= Positive deconstruction =

Methodology in Christian apologetics

Positive deconstruction, in relation to Christian apologetics, is a term first used by Nick Pollard in Evangelism Made Slightly Less Difficult (drawing on Dr. David Cook), to describe a methodology for engaging with worldviews in Christian apologetics. The process is one of deconstruction because it involves 'dismantling' the worldview in order to identify areas of conflict with a Christian worldview. It is positive because the intention is not to destroy a person's ideas and belief system, but to build on areas of agreement between the two worldviews in order to argue for the truth of the Christian worldview.

Pollard identifies four key aspects:

- Identify the worldview: What beliefs, values and attitudes are being communicated?
- Analyze the worldview, primarily in terms of the correspondence, coherence and pragmatic theories of truth
- Affirm the truth: what aspects of the worldview are in agreement with a Christian worldview?
- Deny the error: what aspects of the worldview are in conflict with a Christian worldview?

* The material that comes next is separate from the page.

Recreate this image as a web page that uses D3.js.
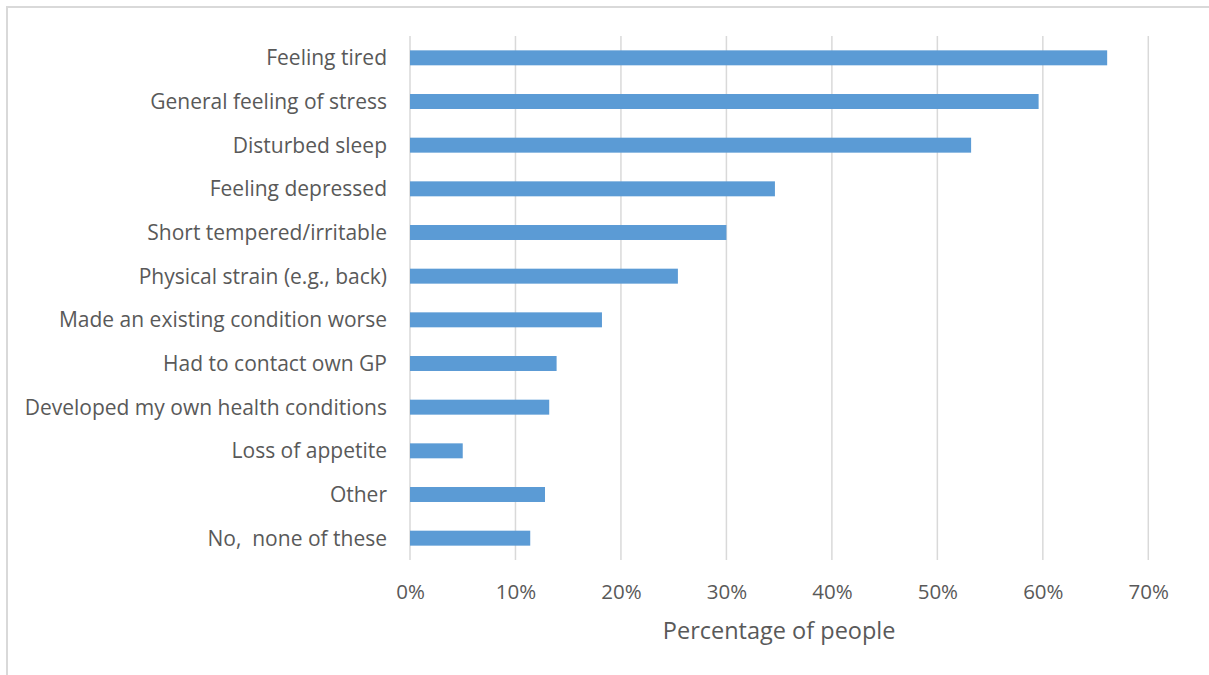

Tony Watkins develops this in relation to film in Focus: The Art and Soul of Cinema. He aims to make the positive deconstruction process more accessible, and accordingly re-labels the four aspects of the process (pp. 31–45):

- Analyze the worldview, in which he suggests a five-part framework for considering worldviews:
  - What is reality?
  - What does it mean to be human?
  - How do we know what the good is?
  - How do we know anything at all?
  - What is the fundamental problem confronting all human beings, and what is the solution?
- Evaluate the worldview (as with Pollard's second stage, this is terms of correspondence, coherence, pragmatism)
- Celebrate the good
- Challenge the bad

Communication Aspects to benefit Positive Deconstrusction

Communication is human interaction, the transfer of information, effect or influence, mutual understanding, community and culture (Craig, 2017). Without understanding the communication aspect of how we transfer information, we will never be able to clearly communicate or understand others and how they are communicating. When it comes to the art of communicating there is a term used called communication competence. We will never be able to reach the goal of coming to an understanding with worldviews and Christian worldview if communication competence is not being achieved.

Communication competence is when communication achieves two fundamental properties: effectiveness (meeting our goals in a conversation) and appropriateness (maintaining situational rules or expectations (Canary et.al). Competent communication includes a range of abilities, including empathy, interaction management, responsibility, and involvement (Aune, Levine, Park, Asada, Banas, 2005; Spitzberg & Cupach, 1989).

Interpersonal communication can be defined as the exchange of symbols, including verbal and nonverbal representations of ideas, emotions. objects or events, used at least in part in the joint pursuit of interpersonal goals (Canary et.al) Bergen (1985) identified symbols as "behaviors that are typically sent with an intent, used with regularity among members of a social community, and have consensually recognizable interpretations." The whole point of communicating to the degree in which to come to a sort of consensus the goal is to primarily communicate Christian worldview and understand and reason with the individual and their point of view without having to cause offense or frustration. Interpersonal goal is something one person wants to achieve that is linked to another person, thoughts, feelings or actions. The more specific the goal, the clearer it tends to become and the more motivated, in general, an individual will be to achieve it (Canary et.al)

Three types of interpersonal goals:
- Self presentation goals: by working to communicate an image of who we are, and how we want to be perceived.
- Relational goals: by working to develop, maintain, or neglect particular relationships.
- Instrumental goals: as we try to get other to do us a favor, or provide some kind of resource.

How interpersonal goals relate to Positive Deconstruction

Self-presentation: In the context of positive deconstruction, individuals may engage in self-presentation by expressing their evolving beliefs and spiritual journey authentically. This involves being honest and transparent about their questions, doubts, and struggles with traditional Christian teachings. Through self-presentation, individuals seek to present themselves genuinely, without fear of judgment or rejection, as they navigate their faith journey.

Instrumental: The instrumental goal involves achieving specific outcomes or objectives through communication. In the context of positive deconstruction within Christianity, individuals may have instrumental goals such as seeking clarity, understanding, and personal growth. They may use communication as a tool to deconstruct and reconstruct their beliefs, seeking to align their faith with their evolving understanding of theology, scripture, and spirituality.

Relational: The relational goal focuses on building and maintaining relationships through communication. In the context of positive deconstruction within Christianity, individuals may navigate relational dynamics with others who may hold different beliefs or perspectives. They may seek to foster understanding, empathy, and mutual respect in their relationships, even amidst theological differences. Additionally, individuals may seek out supportive communities or relationships that encourage open dialogue, acceptance, and growth.

Overall, the three interpersonal goals; self-presentation, instrumental, and relational, intersect with positive deconstruction within Christianity by guiding individuals in their communication and relationships as they explore and navigate their evolving faith journey. Through authentic self-expression, intentional communication, and relational engagement, individuals can foster a supportive environment for positive deconstruction, personal growth, and spiritual exploration within the Christian context.